Neither has come close to meeting expectations since then, but regardless of what Knight offers on the field, he's already provided Sumlin something he sorely needed since Manziel's exit (and perhaps even when he was on campus).

"His on-field performance this spring along with his leadership earned him the starting job," Sumlin said in Monday's release. 

Knight didn't earn much love from Oklahoma fans since that night in New Orleans, but you'll never hear anyone inside OU's locker room offer anything but the most glowing reviews of Knight as a teammate and leader. 

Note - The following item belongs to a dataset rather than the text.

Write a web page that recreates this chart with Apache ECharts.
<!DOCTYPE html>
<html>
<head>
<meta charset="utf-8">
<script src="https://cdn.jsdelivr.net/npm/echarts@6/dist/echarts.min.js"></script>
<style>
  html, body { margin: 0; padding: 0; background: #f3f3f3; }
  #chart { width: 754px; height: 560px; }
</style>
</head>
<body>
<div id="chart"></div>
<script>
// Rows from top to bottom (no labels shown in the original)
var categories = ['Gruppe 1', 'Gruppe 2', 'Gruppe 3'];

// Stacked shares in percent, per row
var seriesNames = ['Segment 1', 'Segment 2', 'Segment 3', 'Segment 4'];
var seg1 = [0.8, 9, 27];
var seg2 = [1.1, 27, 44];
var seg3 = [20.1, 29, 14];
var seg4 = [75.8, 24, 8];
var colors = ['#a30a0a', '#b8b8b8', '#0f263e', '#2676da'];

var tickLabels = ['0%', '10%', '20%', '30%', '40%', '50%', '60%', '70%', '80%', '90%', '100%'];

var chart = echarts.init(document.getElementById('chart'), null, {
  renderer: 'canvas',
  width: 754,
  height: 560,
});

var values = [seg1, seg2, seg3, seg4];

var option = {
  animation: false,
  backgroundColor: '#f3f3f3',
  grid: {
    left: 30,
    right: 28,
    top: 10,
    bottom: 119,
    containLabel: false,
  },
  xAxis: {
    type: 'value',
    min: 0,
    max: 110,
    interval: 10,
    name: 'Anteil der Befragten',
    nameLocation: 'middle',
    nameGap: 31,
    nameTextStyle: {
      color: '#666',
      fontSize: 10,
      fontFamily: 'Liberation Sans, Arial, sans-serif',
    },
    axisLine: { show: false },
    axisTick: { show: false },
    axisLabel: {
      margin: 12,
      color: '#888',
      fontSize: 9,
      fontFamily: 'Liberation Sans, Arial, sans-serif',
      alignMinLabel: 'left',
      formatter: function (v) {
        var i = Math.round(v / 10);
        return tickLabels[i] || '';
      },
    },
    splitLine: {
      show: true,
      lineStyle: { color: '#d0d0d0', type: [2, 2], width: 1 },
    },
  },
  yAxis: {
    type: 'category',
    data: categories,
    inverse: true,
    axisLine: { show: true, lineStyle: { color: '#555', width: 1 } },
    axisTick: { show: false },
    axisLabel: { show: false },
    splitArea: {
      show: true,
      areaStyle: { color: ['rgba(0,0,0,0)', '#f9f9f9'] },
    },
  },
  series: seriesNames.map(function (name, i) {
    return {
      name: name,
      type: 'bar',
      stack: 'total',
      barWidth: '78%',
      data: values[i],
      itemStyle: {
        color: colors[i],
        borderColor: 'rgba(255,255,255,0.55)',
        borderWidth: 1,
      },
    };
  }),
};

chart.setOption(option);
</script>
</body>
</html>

Even when it appeared evident that Mayfield would be OU's starting quarterback, it was Knight representing the program at Big 12 Media Days. He smiled and answered questions, while Mayfield saw his stock skyrocket and Knight's plummeted. You don't have to watch much of Mayfield's 2015 highlight reel to see Knight celebrating alongside him on the sideline. 

The Aggies are much more used to their backup quarterbacks sulking and being suspended, whether it was Murray, Allen or Kenny Hill, who is now at TCU. 

Knight might not be the on-field answer that finally gets Sumlin and the Aggies back on track and closer to those expectations from the Alabama win that are still felt today. Texas A&M's offense might not be the one that cures Knight's consistency and accuracy issues. 

But Knight will stabilize the program, at least for the rest of the offseason, and instead of watching he'll get to spend his last year in college football playing -- and doing so for a big program with lots of talent around him. 

Not long ago, neither side would have liked to see this marriage happen, but it's one that will leave both sides better off than where they were at the end of the 2015 season.